This is part of the blog series about building a Co-Pilot for DB Ops. The journey starts here.
Thesis
Fetching data from the system tables (performance schema) is basically a text2sql task. A good text2sql solution should be able to generate high quality SQL. Such a tool should support, out-of-the-box, training the AI model with detailed instruction about the schema and some examples of queries. Without it, I don't expect the solution to provide accurate SQL.
I do expect the SQL to be valid as this is the main goal of text2sql...
About Vanna.ai
There are many text2sql tools. I played with some (too busy to cover them in this series). I decided to test vanna.ai.
Open source with 6K stars.
Generous free tier
Allow custom training on your data using a simple UX.
I also must say they have a good documentation with a Colab notebook so you can run it with a demo data easily. I really like this approach.
Running the Colab Notebook
# Run once
!pip install vanna
I have a PostgreSQL on Tembo cloud. It is free and you can easily install more than 200 extensions. I wrote here about PostgreSQL as a Service.
I also signed up to venna and got an API Key. That API Key provides free tokens, enough for the test.
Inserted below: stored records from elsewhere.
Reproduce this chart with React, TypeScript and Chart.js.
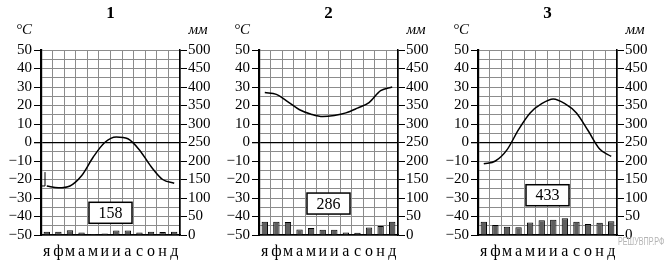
import React, { useEffect, useRef } from "react";
import { Chart, registerables } from "chart.js";

Chart.register(...registerables);

const months = ["я", "ф", "м", "а", "м", "и", "и", "а", "с", "о", "н", "д"];
const chartTitles = ["1", "2", "3"];
const totals = ["158", "286", "433"];

const temp1 = [-23.5, -24.5, -23.5, -18, -8, 0, 3, 2, -4, -13, -20, -22];
const temp2 = [27, 26, 22, 17.7, 15.3, 14, 14.6, 16, 18.6, 21.6, 28, 30];
const temp3 = [-11.5, -10, -4, 7, 16, 21, 23.5, 21, 16, 6.5, -3.5, -7.5];

const precip1 = [9, 9, 13, 7, 3, 4, 12, 12, 7, 9, 8, 9];
const precip2 = [36, 36, 35, 15, 19, 14, 14, 7, 6, 20, 24, 36];
const precip3 = [36, 27, 22, 21, 34, 40, 41, 45, 36, 30, 33, 37];

const tempMin = -50;
const tempMax = 50;
const precipMin = 0;
const precipMax = 500;

// layout / style constants (not data)
const boxTemps = [-38, -33, -28.5];
const canvasLefts = [0, 218, 437];
const SERIF = "'Liberation Serif', 'Times New Roman', serif";
const GRID = "#8c8c8c";

function fmtTemp(v: number) {
  if (v % 10 !== 0) return "";
  return v < 0 ? "\u2212" + Math.abs(v) : String(v);
}

type Props = {
  idx: number;
  temps: number[];
  precip: number[];
  bracket?: boolean;
};

function ClimateChart({ idx, temps, precip, bracket }: Props) {
  const ref = useRef<HTMLCanvasElement | null>(null);
  useEffect(() => {
    if (!ref.current) return;
    const decor = {
      id: "decor" + idx,
      afterDraw(chart: any) {
        const { ctx, chartArea } = chart;
        const y = chart.scales.y;
        const cx = (chartArea.left + chartArea.right) / 2;
        ctx.save();
        ctx.fillStyle = "#000";
        ctx.textAlign = "center";
        ctx.textBaseline = "middle";
        ctx.font = "bold 17px " + SERIF;
        ctx.fillText(chartTitles[idx], cx, 14);
        ctx.font = "italic 15px " + SERIF;
        ctx.fillText("°C", chartArea.left - 17, 30);
        ctx.fillText("мм", chartArea.right + 18, 30);
        // total box
        const by = y.getPixelForValue(boxTemps[idx]);
        const bw = 43;
        const bh = 21;
        ctx.fillStyle = "#fff";
        ctx.fillRect(cx - bw / 2, by - bh / 2, bw, bh);
        ctx.strokeStyle = "#000";
        ctx.lineWidth = 1.5;
        ctx.strokeRect(cx - bw / 2, by - bh / 2, bw, bh);
        ctx.fillStyle = "#000";
        ctx.font = "16px " + SERIF;
        ctx.fillText(totals[idx], cx, by + 1);
        if (bracket) {
          const x0 = chartArea.left + 4;
          const y1 = y.getPixelForValue(-16);
          const y2 = y.getPixelForValue(-23.5);
          ctx.lineWidth = 1;
          ctx.beginPath();
          ctx.moveTo(x0, y1);
          ctx.lineTo(x0, y2);
          ctx.lineTo(x0 - 3, y2);
          ctx.stroke();
        }
        ctx.restore();
      },
    };
    const chart = new Chart(ref.current, {
      type: "bar",
      data: {
        labels: months,
        datasets: [
          {
            type: "line",
            data: temps,
            yAxisID: "y",
            borderColor: "#000",
            borderWidth: 1.5,
            pointRadius: 0,
            cubicInterpolationMode: "monotone",
            fill: false,
            order: 0,
          } as any,
          {
            type: "bar",
            data: precip,
            yAxisID: "y2",
            backgroundColor: "#5e5e5e",
            borderColor: "#000",
            borderWidth: 1,
            barPercentage: 0.55,
            categoryPercentage: 1,
            order: 1,
          } as any,
        ],
      },
      options: {
        animation: false,
        responsive: false,
        maintainAspectRatio: false,
        layout: { padding: { top: 50, left: 0, right: 0, bottom: 0 } },
        plugins: { legend: { display: false }, tooltip: { enabled: false }, title: { display: false } },
        scales: {
          x: {
            type: "category",
            offset: true,
            grid: { offset: true, color: GRID, lineWidth: 1, drawTicks: false },
            border: { color: "#000", width: 1.5 },
            ticks: { color: "#000", font: { family: SERIF, size: 16 }, padding: 7, maxRotation: 0, autoSkip: false },
            afterFit(s: any) {
              s.height = 35;
            },
          },
          y: {
            position: "left",
            min: tempMin,
            max: tempMax,
            grid: {
              color: (c: any) => (c.tick && c.tick.value === 0 ? "#000" : GRID),
              lineWidth: (c: any) => (c.tick && c.tick.value === 0 ? 1.3 : 1),
              tickColor: (c: any) => (c.tick && c.tick.value % 10 === 0 ? "#000" : "rgba(0,0,0,0)"),
              tickLength: 7,
            },
            border: { color: "#000", width: 2.2 },
            ticks: {
              stepSize: 5,
              autoSkip: false,
              color: "#000",
              padding: 2,
              font: { family: SERIF, size: 15 },
              callback: (v: any) => fmtTemp(Number(v)),
            },
            afterFit(s: any) {
              s.width = 41;
            },
          },
          y2: {
            position: "right",
            min: precipMin,
            max: precipMax,
            grid: { drawOnChartArea: false, color: "#000", tickLength: 7 },
            border: { color: "#000", width: 1.5 },
            ticks: {
              stepSize: 50,
              autoSkip: false,
              color: "#000",
              padding: 1,
              font: { family: SERIF, size: 15 },
            },
            afterFit(s: any) {
              s.width = 42;
            },
          },
        },
      },
      plugins: [decor],
    } as any);
    return () => chart.destroy();
  }, [idx, temps, precip, bracket]);
  return (
    <canvas
      ref={ref}
      width={222}
      height={270}
      style={{ position: "absolute", left: canvasLefts[idx], top: 0, width: 222, height: 270 }}
    />
  );
}

export default function App() {
  return (
    <div style={{ position: "absolute", left: 0, top: 0, width: 666, height: 270, background: "#fff", overflow: "hidden" }}>
      <ClimateChart idx={0} temps={temp1} precip={precip1} bracket />
      <ClimateChart idx={1} temps={temp2} precip={precip2} />
      <ClimateChart idx={2} temps={temp3} precip={precip3} />
      <span
        style={{
          position: "absolute",
          left: 618,
          top: 236,
          fontFamily: "'Liberation Sans', sans-serif",
          fontSize: 10,
          color: "#b4b4b4",
          transform: "scaleX(0.72)",
          transformOrigin: "left top",
          whiteSpace: "nowrap",
          lineHeight: "12px",
        }}
      >
        РЕШУВПР.РФ
      </span>
    </div>
  );
}
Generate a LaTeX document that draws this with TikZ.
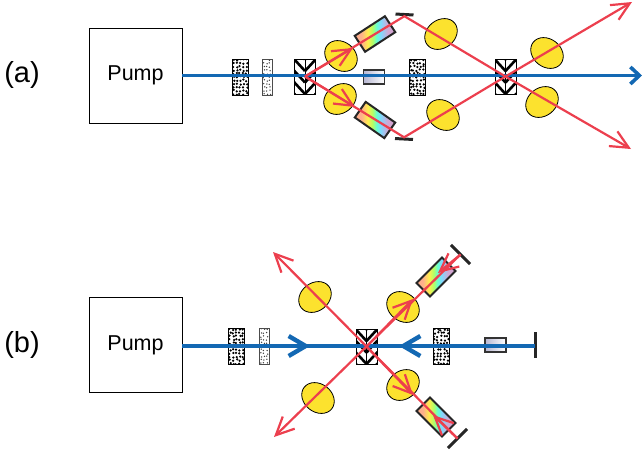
\documentclass[tikz,border=0pt]{standalone}
\usepackage{fontspec}
\setmainfont{Liberation Sans}
\usetikzlibrary{arrows.meta,shapes.geometric}
\definecolor{beamblue}{HTML}{1368B3}
\definecolor{rayred}{HTML}{EC3F4E}
\definecolor{lensyellow}{HTML}{FCE22E}
\pgfdeclarehorizontalshading{crystalrainbow}{100bp}{color(0bp)=(orange!60!red!45); color(33bp)=(orange!60!red!45); color(41bp)=(yellow!80!orange!70); color(47bp)=(green!50!yellow!60); color(52bp)=(cyan!70!green!60); color(57bp)=(cyan!70!blue!50); color(66bp)=(violet!35); color(100bp)=(violet!35)}
\pgfmathsetseed{11}
\begin{document}
\begin{tikzpicture}[x=1pt,y=-1pt,
        pumpbox/.style = {draw, line width=0.8pt, minimum width=93pt, minimum height=95pt, font=\fontsize{21.5}{21.5}\selectfont},
        tag/.style = {font=\fontsize{29}{29}\selectfont},
        lens/.style = {draw, ellipse, fill=lensyellow, line width=0.8pt, minimum width=35pt, minimum height=28pt, inner sep=0pt},
        crystal/.style = {draw=black!85, line width=2pt, shading=crystalrainbow, minimum width=36pt, minimum height=19pt, inner sep=0pt},
        mirror/.style = {fill=black!85, minimum width=18pt, minimum height=3pt, inner sep=0pt},
        atten/.style = {draw=black!80, line width=1.1pt, left color=black!5!blue!25!gray!45, right color=white, minimum width=21pt, minimum height=14pt, inner sep=0pt},
        dotbox/.style = {draw, line width=0.9pt, fill=white, minimum width=16pt, minimum height=36pt, inner sep=0pt, path picture={
            \foreach \i in {-2,...,2} \foreach \j in {-5,...,5} \fill[black, shift={(path picture bounding box.center)}] ({\i*3.3+rand*0.9},{\j*3.4+rand*0.9}) circle (1.25pt);}},
        finebox/.style = {draw=black!70, line width=0.8pt, fill=white, minimum width=10pt, minimum height=36pt, inner sep=0pt, path picture={
            \foreach \i in {-1,...,1} \foreach \j in {-5,...,5} \fill[black!75, shift={(path picture bounding box.center)}] ({\i*3+rand*0.8},{\j*3.4+rand*0.9}) circle (0.75pt);}},
        chevron/.style = {draw, line width=0.9pt, fill=white, minimum width=21pt, minimum height=35pt, inner sep=0pt, path picture={
            \begin{scope}[shift={(path picture bounding box.center)}]
            \foreach \i in {-3,...,2} {
                \draw[line width=2.6pt] (-11,{\i*11.5-6}) -- (0,{\i*11.5+6});
                \draw[line width=2.6pt] (11,{\i*11.5-6}) -- (0,{\i*11.5+6});}
            \draw[line width=0.5pt] (0,-18) -- (0,18);
            \end{scope}}},
        beam/.style = {draw=beamblue, line width=3.6pt},
        ray/.style = {draw=rayred, line width=2.2pt},
        >={Straight Barb[length=18pt,width=17pt]}]
        \useasboundingbox (0,0) rectangle (642,456);

        \node[tag] (taga) at (22,75) {(a)};
        \node[pumpbox] (pumpa) at (135.5,75.5) {Pump};
        \node[dotbox] (dota) at (240,77) {};
        \node[finebox] (finea) at (267,77) {};
        \node[chevron] (chevaleft) at (305,76.5) {};
        \node[atten] (attena) at (374,77) {};
        \node[dotbox] (dotb) at (417,77) {};
        \node[chevron] (chevaright) at (505.5,76.5) {};
        \node[crystal, rotate=33] (crystaltop) at (375,34) {};
        \node[crystal, rotate=-35] (crystalbot) at (375,120) {};
        \node[mirror, rotate=-3] (mirrortop) at (404.5,14.5) {};
        \node[mirror, rotate=-3] (mirrorbot) at (404,139) {};
        \node[lens, rotate=-38] (lensa) at (341,56) {};
        \node[lens, rotate=38] (lensb) at (340,99) {};
        \node[lens, rotate=38] (lensc) at (441,34) {};
        \node[lens, rotate=-38] (lensd) at (443,115) {};
        \node[lens, rotate=-38] (lense) at (547,53) {};
        \node[lens, rotate=38] (lensf) at (542,102) {};
        \coordinate (headtop) at (353,48);
        \coordinate (headbot) at (355,107);
        \coordinate (outtop) at (632,2);
        \coordinate (outbot) at (631,149);
        \coordinate (outblue) at (642,75.5);

        \draw[beam, -{Straight Barb[length=9pt,width=17pt]}] (pumpa.east |- outblue) -- (outblue);
        \draw[ray] (chevaleft.center) -- (mirrortop.south) -- (chevaright.center);
        \draw[ray] (chevaleft.center) -- (mirrorbot.north) -- (chevaright.center);
        \draw[ray, ->] (chevaleft.center) -- (headtop);
        \draw[ray, ->] (chevaleft.center) -- (headbot);
        \draw[ray, ->] (chevaright.center) -- (outtop);
        \draw[ray, ->] (chevaright.center) -- (outbot);

        \node[tag] (tagb) at (22,345) {(b)};
        \node[pumpbox] (pumpb) at (135.5,345) {Pump};
        \node[dotbox] (dotc) at (236.5,346.5) {};
        \node[finebox] (fineb) at (264,346.5) {};
        \node[chevron] (chevb) at (366.5,346.5) {};
        \node[dotbox] (dotd) at (441,346.5) {};
        \node[atten] (attenb) at (495.5,345) {};
        \node[crystal, rotate=45] (crystalup) at (436,277) {};
        \node[crystal, rotate=-45] (crystaldown) at (436,417) {};
        \node[mirror, rotate=-45, minimum width=27pt] (mirrorup) at (460.5,254.5) {};
        \node[mirror, rotate=45, minimum width=27pt] (mirrordown) at (457.5,438.5) {};
        \node[mirror, rotate=90, minimum width=26pt] (mirrorend) at (535,345) {};
        \node[lens, rotate=38] (lensg) at (315,297) {};
        \node[lens, rotate=-38] (lensh) at (318,398) {};
        \node[lens, rotate=-38] (lensi) at (403,307) {};
        \node[lens, rotate=38] (lensj) at (403,385) {};
        \coordinate (headforward) at (310,346);
        \coordinate (headback) at (399,346);
        \coordinate (outupleft) at (273,252);
        \coordinate (outdownleft) at (274,437);
        \coordinate (headup) at (413,299);
        \coordinate (headdown) at (413,395);
        \coordinate (headupend) at (438,273);
        \coordinate (headdownend) at (433,415);

        \draw[beam] (pumpb.east |- headforward) -- (mirrorend.center |- headforward);
        \draw[beam, line width=4.4pt, -{Straight Barb[length=17pt,width=20pt]}] (pumpb.east |- headforward) -- (headforward);
        \draw[beam, line width=4.4pt, -{Straight Barb[length=17pt,width=20pt]}] (dotd.center |- headback) -- (headback);
        \draw[ray] (chevb.center) -- (mirrorup.center);
        \draw[ray] (chevb.center) -- (mirrordown.center);
        \draw[ray, ->] (chevb.center) -- (outupleft);
        \draw[ray, ->] (chevb.center) -- (outdownleft);
        \draw[ray, ->] (chevb.center) -- (headup);
        \draw[ray, ->] (chevb.center) -- (headdown);
        \draw[ray, ->] (mirrorup.center) -- (headupend);
        \draw[ray, ->] (mirrordown.center) -- (headdownend);
    \end{tikzpicture}
\end{document}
from google.colab import userdata
## Get the API Key from the Colab secrets
vanna_apikey = userdata.get('vanna_apikey')
from vanna.remote import VannaDefault
vn = VannaDefault(model='metis_1', api_key=vanna_apikey)
## Connect to Postgres
vn.connect_to_postgres(host='org-metis-inst-12345.use1.tembo.io', dbname='postgres', user='postgres', password='YOUR_PASSWORD', port='5432')
Load the columns. This step might take a while, maybe even 2 minutes.
# The information schema query may need some tweaking depending on your database. This is a good starting point.
# I only want to train on the system tables: SELECT table_schema, table_name, column_name, data_type FROM information_schema.columns WHERE table_schema = 'pg_catalog';
df_information_schema = vn.run_sql("SELECT * FROM INFORMATION_SCHEMA.COLUMNS")
# This will break up the information schema into bite-sized chunks that can be referenced by the LLM
plan = vn.get_training_plan_generic(df_information_schema)
plan
# If you like the plan, then uncomment this and run it to train
vn.train(plan=plan)
Custom Data
This is why I chose vanna. You can train the model using your database schema:
DDL - Not needed at this point
Documentation - At this early version, the SQL commands contains comments with all the necessary information.
SQL commands - Query + detailed comments.
# 3. You can also add SQL queries to your training data. This is useful if you have some queries already laying around. You can just copy and paste those from your editor to begin generating new SQL.
sql_query = """
SELECT
datname AS database_name,
pg_database_size(datname) AS db_size_bytes,
pg_size_pretty(pg_database_size(datname)) AS db_size_pretty
FROM pg_database;
/*
Columns:
database_name: the name of the database. String.
db_size_bytes: the size of the database in bytes. Integer.
db_size_pretty: the size of the database, formatted for easy understanding. For example 703 MB. String.
*/ """
vn.train(sql=sql_query)
View the training data
Now we can start asking questions using the model. Vanna will
Generate a query
Run it
Return the results as a data set
visualize it. I found the visualization as not useful to my tests to I called the
ask
method without it
vn.ask(question="write the SQL query to answer the question: what is the size of the databases?", visualize = False);
Another test
More tests
So far so good.
The SQL is valid.
The query is what I expect, using the custom data.
Training of the new query was 1 second.
Good performance: 23K rows under 3 seconds
ask
call.More tests
Conclusion
Vanna.ai looks promising. I need to train the system with more use cases and check the quality of the results. Maybe it would break with 100+ different subject to test (WAL Activity, indexes usage, table size, permissions to users....).